In 2017, Siegel starred alongside Carla Gugino and Bruce Greenwood in the film adaptation of Stephen King's Gerald's Game, which was also directed by Flanagan. The film was released on September 29, 2017, by Netflix.

In 2018, Siegel had a starring role as Theodora Crain in the Netflix supernatural horror series The Haunting of Hill House, based on Shirley Jackson's 1959 novel of the same name. She also narrated the podcast Calling Darkness and has been a voice actor for The NoSleep Podcast.

Siegel portrayed Erin Greene in Netflix's Midnight Mass, which was written and directed by Flanagan, and co-starred her castmate from The Haunting of Hill House Henry Thomas.

In July 2024, she was confirmed to make her directorial debut, as she would direct a segment for V/H/S/Beyond, which was released exclusively on Shudder on October 4, 2024.

== Personal life ==
Siegel is of Russian-Jewish, Polish-Jewish, and German-Jewish descent.

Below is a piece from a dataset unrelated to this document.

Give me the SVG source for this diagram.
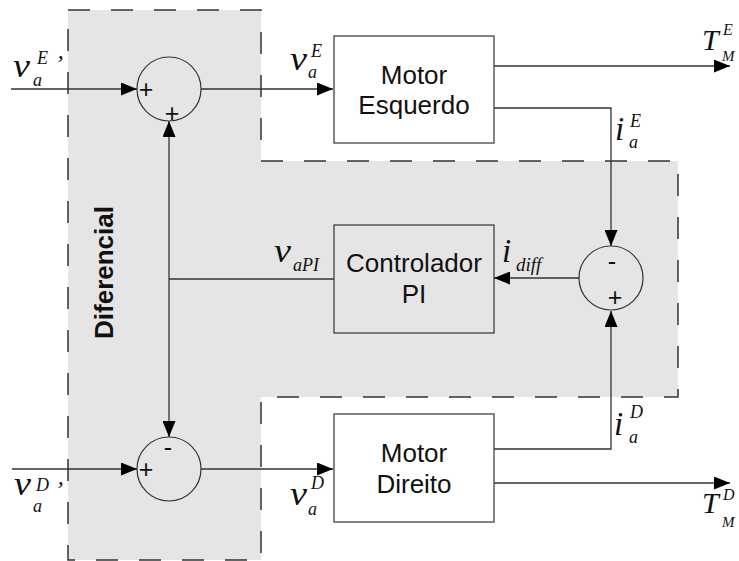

Siegel said in 2008 she is bisexual and had been in relationships with women before. She married director Mike Flanagan in early 2016. They have two children: a son, Cody, and a daughter, Theodora, named after Siegel's character in The Haunting of Hill House. She is stepmother to Flanagan's eldest son from a previous relationship.

== Filmography ==

=== Film ===

| Year | Title | Role | Notes | Ref. |
| 2007 | The Curse of the Black Dahlia | Jennifer | Direct-to-video film |  |
| Total Darkness | Jenn |  |  |
| Steam | Elizabeth |  |  |
| 2012 | Wedding Day | Erica |  |  |
| 2013 | Man Camp | Teresa |  |  |
| Oculus | Marisol Chavez |  |  |
| 2014 | Demon Legacy | Jack |  |  |
| 2016 | Hot | Beth |  |  |
| Hush | Madison "Maddie" Young | Also writer |  |
| Ouija: Origin of Evil | Jenny Browning |  |  |
| 2017 | Gerald's Game | Sally Burlingame |  |  |
| 2021 | Hypnotic | Jenn Tompson |  |  |
| 2023 | The Wrath of Becky | Agent Kate Montana | Cameo appearance |  |
| 2024 | The Life of Chuck | Miss Richards |  |  |
| V/H/S/Beyond | None | Director of segment: "Stowaway" |  |
| 2025 | The Room Returns! | Claudette |  |  |
| 2026 | The Last Temptation of Becky | Agent Kate Montana |  |  |
| 2027 | The Exorcist: Martyrs |  | Post-production |  |

=== Television ===

| Year | Title | Role | Notes | Ref. |
| 2009 | Ghost Whisperer | Cheryl | Episode: "This Joint's Haunted" |  |
| 2010 | Numbers | Rachel Hollander | Episode: "And the Winner Is..." |  |
| 2012 | The Unknown | Evey Kyler | Episode: "Prime Cut" |  |
| Castle | Nadia | Episode: "47 Seconds" |  |
| Where Would We Be | Stephanie | Episode: "Pilot" |  |
| 2013 | Mob City | Tandy | Episode: "Stay Down" |  |
| 2018 | The Haunting of Hill House | Adult Theodora "Theo" Crain | Miniseries; 8 episodes |  |
| 2020 | Hawaii Five-0 | Leslie | Episode: "I ho'olulu, ho'ohulei 'ia e ka makani" |  |
| The Haunting of Bly Manor | Viola Willoughby / The Lady of the Lake | Episodes: "The Romance of Certain Old Clothes" and "The Beast in the Jungle" |  |
| 2021 | Midnight Mass | Erin Greene | Miniseries; 7 episodes |  |
| 2022 | The Time Traveler's Wife | Annette DeTamble | Recurring role; 3 episodes |  |
| 2023 | The Fall of the House of Usher | Camille L'Espanaye | Miniseries; 7 episodes |  |
| 2026 | The Creep Tapes | Crystal | Episode: "Crystal" |  |
| Carrie | TBA | Upcoming miniseries; also directed episode: "Social Studies" |  |

=== Video games ===

| Year | Title | Role | Notes | Ref. |
|---|---|---|---|---|
| 2025 | Death Stranding 2: On the Beach | Olivia Westbury |  |  |

=== Podcasts ===
Siegel has appeared on the horror podcasts Calling Darkness and The NoSleep Podcast.